Contexto jurídico: a importância da repercussão geral
O Supremo reconheceu a repercussão geral do tema em 2023, o que significa que a decisão servirá como parâmetro obrigatório para todas as instâncias inferiores. Isso deverá destravar cerca de 10 mil ações trabalhistas que estão suspensas aguardando a posição da Corte.
Na prática, o julgamento vai responder a uma questão central: o motorista ou entregador é subordinado à plataforma, como um empregado tradicional, ou atua como parceiro autônomo que apenas utiliza o aplicativo como ferramenta de intermediação?
A resposta dependerá da interpretação do STF sobre os critérios clássicos da relação de emprego — subordinação, habitualidade, pessoalidade e onerosidade — e se esses elementos se aplicam às novas formas de trabalho digital.
Expectativas e possíveis cenários
Os bastidores indicam que o julgamento será acirrado. Parte dos ministros tende a seguir o entendimento do PGR e de decisões anteriores da Corte em defesa da livre iniciativa e da inovação tecnológica. Outro grupo, porém, avalia que é preciso garantir proteção social mínima a esses trabalhadores, que muitas vezes dependem exclusivamente das plataformas para sobreviver.

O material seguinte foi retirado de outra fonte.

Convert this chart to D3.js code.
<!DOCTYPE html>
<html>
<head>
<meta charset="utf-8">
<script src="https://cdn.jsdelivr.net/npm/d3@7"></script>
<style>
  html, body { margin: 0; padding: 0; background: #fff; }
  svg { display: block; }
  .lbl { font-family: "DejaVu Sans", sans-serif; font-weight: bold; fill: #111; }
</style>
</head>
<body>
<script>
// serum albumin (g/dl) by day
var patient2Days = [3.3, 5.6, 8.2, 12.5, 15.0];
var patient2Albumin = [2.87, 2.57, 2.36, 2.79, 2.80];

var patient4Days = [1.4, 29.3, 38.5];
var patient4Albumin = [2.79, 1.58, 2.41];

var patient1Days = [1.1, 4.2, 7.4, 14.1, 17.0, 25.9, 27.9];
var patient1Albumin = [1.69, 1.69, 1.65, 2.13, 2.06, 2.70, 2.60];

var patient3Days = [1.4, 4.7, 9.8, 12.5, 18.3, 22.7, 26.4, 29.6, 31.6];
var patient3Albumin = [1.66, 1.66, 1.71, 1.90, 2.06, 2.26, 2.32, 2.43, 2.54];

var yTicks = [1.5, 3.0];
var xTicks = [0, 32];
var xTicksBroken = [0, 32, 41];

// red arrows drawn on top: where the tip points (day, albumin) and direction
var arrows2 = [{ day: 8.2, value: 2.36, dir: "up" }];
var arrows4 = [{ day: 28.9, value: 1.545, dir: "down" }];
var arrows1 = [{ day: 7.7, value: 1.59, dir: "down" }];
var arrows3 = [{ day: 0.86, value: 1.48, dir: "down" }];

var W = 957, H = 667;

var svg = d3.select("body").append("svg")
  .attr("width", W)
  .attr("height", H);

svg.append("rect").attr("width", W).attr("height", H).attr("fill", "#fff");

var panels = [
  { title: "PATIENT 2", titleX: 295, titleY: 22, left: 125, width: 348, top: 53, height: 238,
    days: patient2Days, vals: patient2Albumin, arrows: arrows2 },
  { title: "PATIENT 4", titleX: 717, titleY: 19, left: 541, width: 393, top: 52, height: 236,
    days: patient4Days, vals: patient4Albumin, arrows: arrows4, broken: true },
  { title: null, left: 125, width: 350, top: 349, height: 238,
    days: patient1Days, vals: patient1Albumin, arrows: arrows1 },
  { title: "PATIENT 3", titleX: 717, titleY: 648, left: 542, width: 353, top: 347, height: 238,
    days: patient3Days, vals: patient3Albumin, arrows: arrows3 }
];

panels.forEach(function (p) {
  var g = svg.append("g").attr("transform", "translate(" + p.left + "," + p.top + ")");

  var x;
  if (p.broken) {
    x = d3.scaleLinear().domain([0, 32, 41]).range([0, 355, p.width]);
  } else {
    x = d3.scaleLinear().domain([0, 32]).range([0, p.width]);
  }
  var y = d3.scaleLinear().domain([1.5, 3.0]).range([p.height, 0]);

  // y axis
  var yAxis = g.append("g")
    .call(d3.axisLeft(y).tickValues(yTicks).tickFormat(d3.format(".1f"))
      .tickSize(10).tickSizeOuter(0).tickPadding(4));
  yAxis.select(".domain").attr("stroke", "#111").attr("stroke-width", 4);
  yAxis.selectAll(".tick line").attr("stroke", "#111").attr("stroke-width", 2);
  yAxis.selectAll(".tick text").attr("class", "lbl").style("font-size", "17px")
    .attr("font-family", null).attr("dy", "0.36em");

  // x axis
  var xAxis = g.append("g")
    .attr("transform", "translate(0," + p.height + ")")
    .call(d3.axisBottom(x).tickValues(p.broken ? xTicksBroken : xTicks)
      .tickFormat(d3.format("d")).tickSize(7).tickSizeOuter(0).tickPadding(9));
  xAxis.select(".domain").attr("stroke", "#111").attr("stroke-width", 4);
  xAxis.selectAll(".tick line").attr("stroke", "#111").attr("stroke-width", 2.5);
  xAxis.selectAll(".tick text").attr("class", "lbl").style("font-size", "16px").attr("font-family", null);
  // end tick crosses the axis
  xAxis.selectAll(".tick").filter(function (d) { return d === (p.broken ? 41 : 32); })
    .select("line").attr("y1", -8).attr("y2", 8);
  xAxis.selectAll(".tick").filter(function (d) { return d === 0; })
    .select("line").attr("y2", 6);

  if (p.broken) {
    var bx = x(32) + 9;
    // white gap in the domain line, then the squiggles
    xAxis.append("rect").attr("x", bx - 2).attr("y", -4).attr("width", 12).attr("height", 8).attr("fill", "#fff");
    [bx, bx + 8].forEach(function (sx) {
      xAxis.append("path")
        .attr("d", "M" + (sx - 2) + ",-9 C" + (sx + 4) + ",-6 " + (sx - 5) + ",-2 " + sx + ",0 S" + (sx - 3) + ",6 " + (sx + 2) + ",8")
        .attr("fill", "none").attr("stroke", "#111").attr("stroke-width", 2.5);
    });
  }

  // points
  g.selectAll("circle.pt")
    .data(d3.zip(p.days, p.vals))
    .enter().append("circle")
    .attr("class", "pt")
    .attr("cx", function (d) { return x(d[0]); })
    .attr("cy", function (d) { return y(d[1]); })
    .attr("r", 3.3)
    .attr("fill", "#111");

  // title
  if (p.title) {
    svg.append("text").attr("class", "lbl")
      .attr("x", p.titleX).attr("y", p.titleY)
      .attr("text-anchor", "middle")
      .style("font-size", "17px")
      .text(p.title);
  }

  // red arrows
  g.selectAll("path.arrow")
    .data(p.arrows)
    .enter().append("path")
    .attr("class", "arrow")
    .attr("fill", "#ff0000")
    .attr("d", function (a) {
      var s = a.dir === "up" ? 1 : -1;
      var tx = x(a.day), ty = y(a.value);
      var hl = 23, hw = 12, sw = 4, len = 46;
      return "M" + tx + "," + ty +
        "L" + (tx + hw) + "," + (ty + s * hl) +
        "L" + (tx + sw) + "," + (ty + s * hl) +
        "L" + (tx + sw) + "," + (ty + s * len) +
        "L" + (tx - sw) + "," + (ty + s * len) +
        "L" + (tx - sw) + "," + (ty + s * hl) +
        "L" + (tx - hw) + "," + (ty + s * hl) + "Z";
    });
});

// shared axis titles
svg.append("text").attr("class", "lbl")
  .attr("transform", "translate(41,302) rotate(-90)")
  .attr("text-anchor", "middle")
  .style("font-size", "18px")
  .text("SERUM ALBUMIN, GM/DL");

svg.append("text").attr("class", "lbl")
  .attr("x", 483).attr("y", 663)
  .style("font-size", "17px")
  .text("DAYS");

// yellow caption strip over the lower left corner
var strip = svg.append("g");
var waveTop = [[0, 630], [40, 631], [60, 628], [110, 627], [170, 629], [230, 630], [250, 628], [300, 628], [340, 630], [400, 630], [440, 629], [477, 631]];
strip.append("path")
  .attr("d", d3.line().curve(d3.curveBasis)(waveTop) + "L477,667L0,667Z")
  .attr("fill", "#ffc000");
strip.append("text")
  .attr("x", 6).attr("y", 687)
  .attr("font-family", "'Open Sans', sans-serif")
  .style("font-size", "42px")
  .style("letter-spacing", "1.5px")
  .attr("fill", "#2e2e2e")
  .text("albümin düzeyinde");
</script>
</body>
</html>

Caso o STF reconheça o vínculo trabalhista entre motoristas de aplicativo, o Congresso poderá ser pressionado a criar uma legislação específica para o setor, semelhante à que o governo federal já discute desde 2023. Essa lei poderia estabelecer regras intermediárias, como contribuição previdenciária proporcional e seguro obrigatório sem caracterizar vínculo direto.

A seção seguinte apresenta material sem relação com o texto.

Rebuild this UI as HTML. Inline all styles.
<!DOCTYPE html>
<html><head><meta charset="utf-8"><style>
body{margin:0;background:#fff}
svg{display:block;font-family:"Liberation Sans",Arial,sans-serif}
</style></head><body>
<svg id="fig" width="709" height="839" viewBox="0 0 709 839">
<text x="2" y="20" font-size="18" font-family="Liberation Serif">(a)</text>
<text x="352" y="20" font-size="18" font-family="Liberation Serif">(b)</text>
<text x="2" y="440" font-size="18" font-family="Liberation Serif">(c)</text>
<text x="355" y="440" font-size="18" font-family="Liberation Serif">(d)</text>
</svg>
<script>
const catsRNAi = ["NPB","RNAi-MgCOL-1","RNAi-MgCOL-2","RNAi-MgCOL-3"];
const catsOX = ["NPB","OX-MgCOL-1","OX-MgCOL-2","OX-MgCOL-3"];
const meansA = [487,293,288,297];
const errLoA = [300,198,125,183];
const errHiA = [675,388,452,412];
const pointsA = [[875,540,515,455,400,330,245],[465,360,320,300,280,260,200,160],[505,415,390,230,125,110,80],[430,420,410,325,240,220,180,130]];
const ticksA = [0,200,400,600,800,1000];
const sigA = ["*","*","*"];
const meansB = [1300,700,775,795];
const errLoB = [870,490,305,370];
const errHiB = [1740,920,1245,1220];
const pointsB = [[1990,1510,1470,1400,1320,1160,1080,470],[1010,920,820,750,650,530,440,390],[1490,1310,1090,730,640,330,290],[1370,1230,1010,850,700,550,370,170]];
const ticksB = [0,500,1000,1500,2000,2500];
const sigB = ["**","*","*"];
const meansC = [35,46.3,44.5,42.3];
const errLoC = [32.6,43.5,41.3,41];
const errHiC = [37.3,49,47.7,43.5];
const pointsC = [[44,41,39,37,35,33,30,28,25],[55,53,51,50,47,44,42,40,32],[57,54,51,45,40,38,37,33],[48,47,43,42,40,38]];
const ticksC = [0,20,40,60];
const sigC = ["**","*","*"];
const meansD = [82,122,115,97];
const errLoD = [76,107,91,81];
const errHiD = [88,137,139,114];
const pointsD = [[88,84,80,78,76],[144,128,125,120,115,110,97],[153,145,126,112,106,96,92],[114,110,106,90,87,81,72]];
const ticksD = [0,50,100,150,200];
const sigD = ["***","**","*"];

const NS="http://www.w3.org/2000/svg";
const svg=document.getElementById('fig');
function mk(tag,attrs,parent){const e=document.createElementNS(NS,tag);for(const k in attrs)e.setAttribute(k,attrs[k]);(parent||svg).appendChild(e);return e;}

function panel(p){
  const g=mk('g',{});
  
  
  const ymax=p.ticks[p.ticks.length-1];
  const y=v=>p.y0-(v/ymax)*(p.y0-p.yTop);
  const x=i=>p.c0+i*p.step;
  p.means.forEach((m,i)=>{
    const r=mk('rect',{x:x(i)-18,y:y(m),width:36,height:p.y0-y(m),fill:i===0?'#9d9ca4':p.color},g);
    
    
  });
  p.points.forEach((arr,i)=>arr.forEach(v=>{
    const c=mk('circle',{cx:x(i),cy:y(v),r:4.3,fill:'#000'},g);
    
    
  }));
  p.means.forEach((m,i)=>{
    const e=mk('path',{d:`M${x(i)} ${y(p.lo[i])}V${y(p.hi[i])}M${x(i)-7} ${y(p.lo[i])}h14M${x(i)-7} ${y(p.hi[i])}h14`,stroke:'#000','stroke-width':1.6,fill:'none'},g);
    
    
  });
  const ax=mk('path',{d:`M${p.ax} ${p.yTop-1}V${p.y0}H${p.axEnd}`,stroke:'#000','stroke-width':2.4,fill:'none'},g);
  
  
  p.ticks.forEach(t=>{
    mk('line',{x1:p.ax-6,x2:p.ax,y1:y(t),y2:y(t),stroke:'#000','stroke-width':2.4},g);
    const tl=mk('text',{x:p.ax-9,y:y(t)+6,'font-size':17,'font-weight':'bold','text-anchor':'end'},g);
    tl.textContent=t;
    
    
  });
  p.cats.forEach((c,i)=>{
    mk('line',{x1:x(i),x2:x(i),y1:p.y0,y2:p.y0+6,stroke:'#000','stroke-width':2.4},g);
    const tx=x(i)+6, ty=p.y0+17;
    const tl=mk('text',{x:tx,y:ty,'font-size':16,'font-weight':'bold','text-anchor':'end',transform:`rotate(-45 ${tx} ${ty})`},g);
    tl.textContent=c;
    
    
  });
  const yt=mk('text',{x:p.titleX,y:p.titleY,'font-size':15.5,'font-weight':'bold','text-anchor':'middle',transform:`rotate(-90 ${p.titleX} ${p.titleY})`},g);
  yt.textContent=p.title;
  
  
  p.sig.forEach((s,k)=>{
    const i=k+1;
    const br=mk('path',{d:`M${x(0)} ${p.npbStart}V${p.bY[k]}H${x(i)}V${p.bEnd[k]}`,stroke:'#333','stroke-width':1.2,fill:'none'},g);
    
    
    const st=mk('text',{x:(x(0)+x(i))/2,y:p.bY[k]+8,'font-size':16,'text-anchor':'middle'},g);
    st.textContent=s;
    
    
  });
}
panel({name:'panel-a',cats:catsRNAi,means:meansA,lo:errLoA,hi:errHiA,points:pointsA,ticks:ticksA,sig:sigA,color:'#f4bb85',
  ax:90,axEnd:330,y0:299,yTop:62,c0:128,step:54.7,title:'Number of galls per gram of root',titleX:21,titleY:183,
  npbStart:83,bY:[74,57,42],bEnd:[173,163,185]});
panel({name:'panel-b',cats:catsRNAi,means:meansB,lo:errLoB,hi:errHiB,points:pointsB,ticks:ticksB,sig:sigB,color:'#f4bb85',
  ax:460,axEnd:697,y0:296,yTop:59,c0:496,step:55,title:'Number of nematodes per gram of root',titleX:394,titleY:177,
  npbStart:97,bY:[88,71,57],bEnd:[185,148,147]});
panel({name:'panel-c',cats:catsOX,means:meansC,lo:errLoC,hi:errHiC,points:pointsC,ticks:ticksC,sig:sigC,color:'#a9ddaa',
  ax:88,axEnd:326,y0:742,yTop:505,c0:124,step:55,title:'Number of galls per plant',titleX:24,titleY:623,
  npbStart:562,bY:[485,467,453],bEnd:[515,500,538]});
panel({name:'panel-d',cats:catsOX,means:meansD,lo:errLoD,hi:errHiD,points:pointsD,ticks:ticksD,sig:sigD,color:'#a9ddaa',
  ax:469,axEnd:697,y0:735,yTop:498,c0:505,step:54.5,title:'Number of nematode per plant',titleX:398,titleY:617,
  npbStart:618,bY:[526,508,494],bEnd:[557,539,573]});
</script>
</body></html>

Por outro lado, se a Corte rejeitar o vínculo, as empresas consolidarão o modelo atual, com liberdade total para definir formas de remuneração e de acesso aos aplicativos.
Desafios de um novo paradigma laboral
O julgamento do STF evidencia o desafio de adaptar o direito do trabalho ao século XXI. A economia digital criou novas formas de prestação de serviço que não se enquadram perfeitamente nas categorias tradicionais da CLT. A decisão da Suprema Corte pode servir de referência para outros ramos, abrindo espaço para uma reforma trabalhista digital.

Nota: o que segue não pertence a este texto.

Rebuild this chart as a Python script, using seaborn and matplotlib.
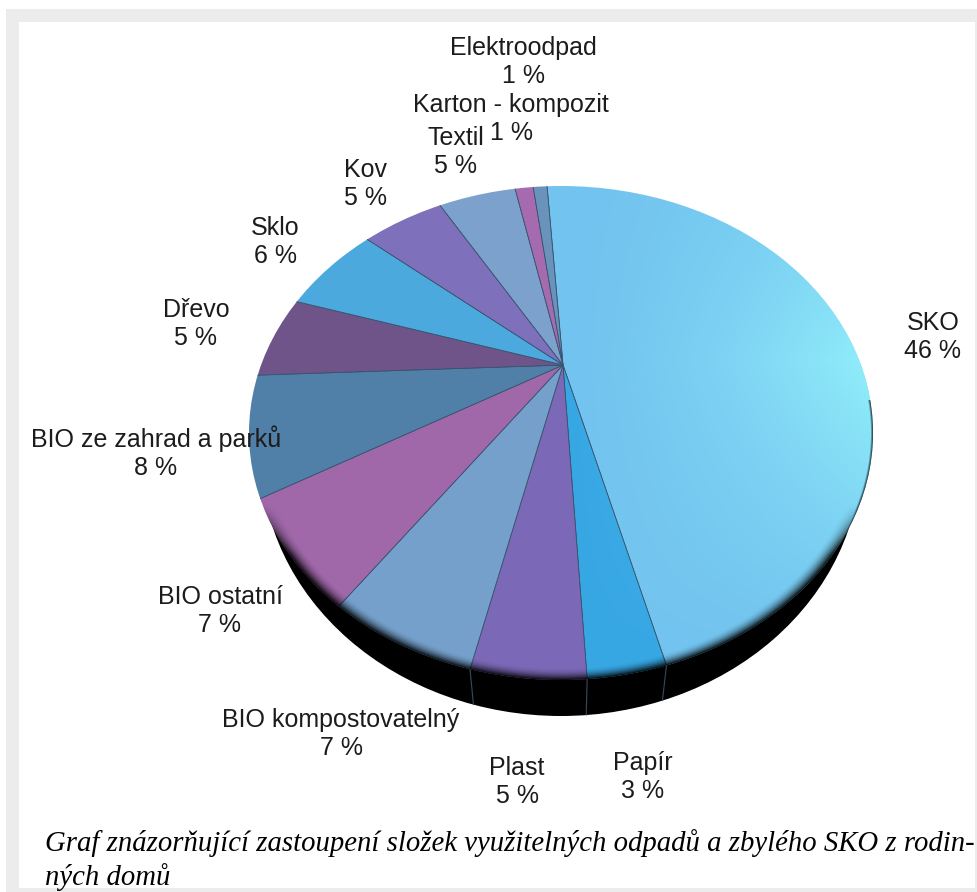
import numpy as np
import matplotlib
matplotlib.use("Agg")
import matplotlib.pyplot as plt
from matplotlib.patches import Ellipse, Rectangle
import seaborn as sns

# wedge order, clockwise from the top
names = ["SKO", "Papír", "Plast", "BIO kompostovatelný", "BIO ostatní",
         "BIO ze zahrad a parků", "Dřevo", "Sklo", "Kov", "Textil",
         "Karton - kompozit", "Elektroodpad"]
percents = [46, 3, 5, 7, 7, 8, 5, 6, 5, 5, 1, 1]
# angle each slice takes up in the tilted drawing
drawn_degrees = [166.1, 14.6, 21.4, 25.9, 23.3, 21.9, 15.3, 19.3, 19.7, 22.4, 5.7, 4.4]
colors = ["#72c3ef", "#37a7e4", "#7b68b6", "#75a0cb", "#a068a9", "#507fa8",
          "#6e5488", "#4ba9de", "#7f70bb", "#7ba1cc", "#a66aae", "#6a93bb"]
label_centers = [(933, 337), (643, 777), (517, 782), (341, 734), (220, 611),
                 (156, 453), (196, 324), (275, 242), (365, 184), (456, 152),
                 (511, 119), (523, 62)]
caption_lines = ["Graf znázorňující zastoupení složek využitelných odpadů a zbylého SKO z rodin-",
                 "ných domů"]

W, H = 978, 892
APEX = (563, 365)
TOP = dict(cx=561, cy=433, a=312, b=247)
BOTTOM = dict(cx=561, cy=455, a=300, b=261)


def flip(y):
    return H - y


def make_ellipse(e, **kw):
    return Ellipse((e["cx"], flip(e["cy"])), 2 * e["a"], 2 * e["b"], **kw)


def draw_frame(ax):
    ax.add_patch(Rectangle((6, flip(892)), 972, 883, fc="#ececec", ec="none", zorder=0))
    ax.add_patch(Rectangle((19, flip(888)), 956, 866, fc="white", ec="none", zorder=0.5))


def draw_side_walls(ax):
    ax.add_patch(make_ellipse(BOTTOM, fc="black", ec="none", zorder=1))
    # separators visible on the front wall
    cuts = 95.1 - np.cumsum(drawn_degrees[:3])
    for cut in np.radians(cuts):
        d = np.array([np.cos(cut), np.sin(cut)])
        A = (d[0] / TOP["a"]) ** 2 + (d[1] / TOP["b"]) ** 2
        ox, oy = APEX[0] - TOP["cx"], TOP["cy"] - APEX[1]
        B = 2 * (ox * d[0] / TOP["a"] ** 2 + oy * d[1] / TOP["b"] ** 2)
        C = (ox / TOP["a"]) ** 2 + (oy / TOP["b"]) ** 2 - 1
        t = (-B + np.sqrt(B * B - 4 * A * C)) / (2 * A)
        dx = ox + t * d[0]
        dx2 = dx * BOTTOM["a"] / TOP["a"]
        y1 = TOP["cy"] + TOP["b"] * np.sqrt(1 - (dx / TOP["a"]) ** 2)
        y2 = BOTTOM["cy"] + BOTTOM["b"] * np.sqrt(1 - (dx2 / BOTTOM["a"]) ** 2)
        ax.plot([TOP["cx"] + dx, BOTTOM["cx"] + dx2], [flip(y1), flip(y2)],
                color="#3b4a58", lw=0.8, zorder=1.5)


def draw_shading(ax, clip):
    xs, ys = np.meshgrid(np.arange(W) + 0.5, np.arange(H) + 0.5)
    e = np.hypot((xs - TOP["cx"]) / TOP["a"], (ys - TOP["cy"]) / TOP["b"])

    # pale cyan glow towards the right rim
    glow = np.clip((xs - 560) / 310, 0, 1) ** 1.5 * np.clip(1 - np.abs(ys - 360) / 300, 0, 1)
    rgba = np.zeros((H, W, 4))
    rgba[..., :3] = matplotlib.colors.to_rgb("#93f2fc")
    rgba[..., 3] = glow * 0.95
    im = ax.imshow(rgba, extent=(0, W, 0, H), origin="upper", zorder=3, aspect="auto")
    im.set_clip_path(clip)

    # dark soft edge along the front rim, thin line further up the right side
    front = np.clip((ys - 505) / 50, 0, 1)
    rim = np.clip((e - 0.95) / 0.05, 0, 1) ** 2 * front
    hairline = np.clip((e - 0.992) / 0.008, 0, 1) * (ys > 400) * (xs > 561) * 0.8
    rgba = np.zeros((H, W, 4))
    rgba[..., 3] = np.maximum(rim * 0.95, hairline)
    im = ax.imshow(rgba, extent=(0, W, 0, H), origin="upper", zorder=4, aspect="auto")
    im.set_clip_path(clip)


def main():
    sns.set_theme(style="white")
    plt.rcParams["font.family"] = ["Liberation Sans", "DejaVu Sans"]

    fig = plt.figure(figsize=(W / 100, H / 100), dpi=100)
    ax = fig.add_axes([0, 0, 1, 1])
    draw_frame(ax)
    draw_side_walls(ax)

    wedges, _ = ax.pie(drawn_degrees, colors=sns.color_palette(colors), startangle=95.1,
                       counterclock=False, center=(APEX[0], flip(APEX[1])), radius=640,
                       wedgeprops=dict(linewidth=0.6, edgecolor="#3a5470", zorder=2))
    clip = make_ellipse(TOP, transform=ax.transData, fc="none", ec="none")
    ax.add_patch(clip)
    for w in wedges:
        w.set_clip_on(True)
        w.set_clip_path(clip)
    draw_shading(ax, clip)

    for name, pct, (x, y) in zip(names, percents, label_centers):
        ax.text(x, flip(y), f"{name}\n{pct} %", ha="center", va="center", fontsize=18,
                color="#1c1c1c", linespacing=1.2, zorder=6)

    for line, y in zip(caption_lines, (851, 885)):
        ax.text(45, flip(y), line, ha="left", va="baseline", fontsize=20.7, style="italic",
                family="Liberation Serif", color="black", zorder=6)

    ax.set_xlim(0, W)
    ax.set_ylim(0, H)
    ax.set_aspect("auto")
    ax.axis("off")
    fig.savefig("out.png", dpi=100)


if __name__ == "__main__":
    main()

Especialistas em direito do trabalho defendem que o Estado precisa garantir proteção mínima a quem trabalha por aplicativo, mas sem engessar a inovação. O equilíbrio entre flexibilidade e proteção social será o ponto-chave da decisão.
Próximos passos
Com a data marcada para 3 de dezembro, o Supremo volta a ser o centro das atenções no debate sobre a regulamentação das plataformas digitais. A expectativa é de que o julgamento se estenda por mais de uma sessão, dado o impacto econômico e social da decisão.
Enquanto isso, as empresas de aplicativo acompanham com cautela o avanço do tema, reforçando campanhas de valorização da autonomia dos motoristas e entregadores. Sindicatos e associações de trabalhadores, por outro lado, intensificam mobilizações em defesa da formalização.
Independentemente do resultado, a decisão do STF será histórica — um divisor de águas entre o modelo de trabalho tradicional e a nova economia digital baseada em plataformas.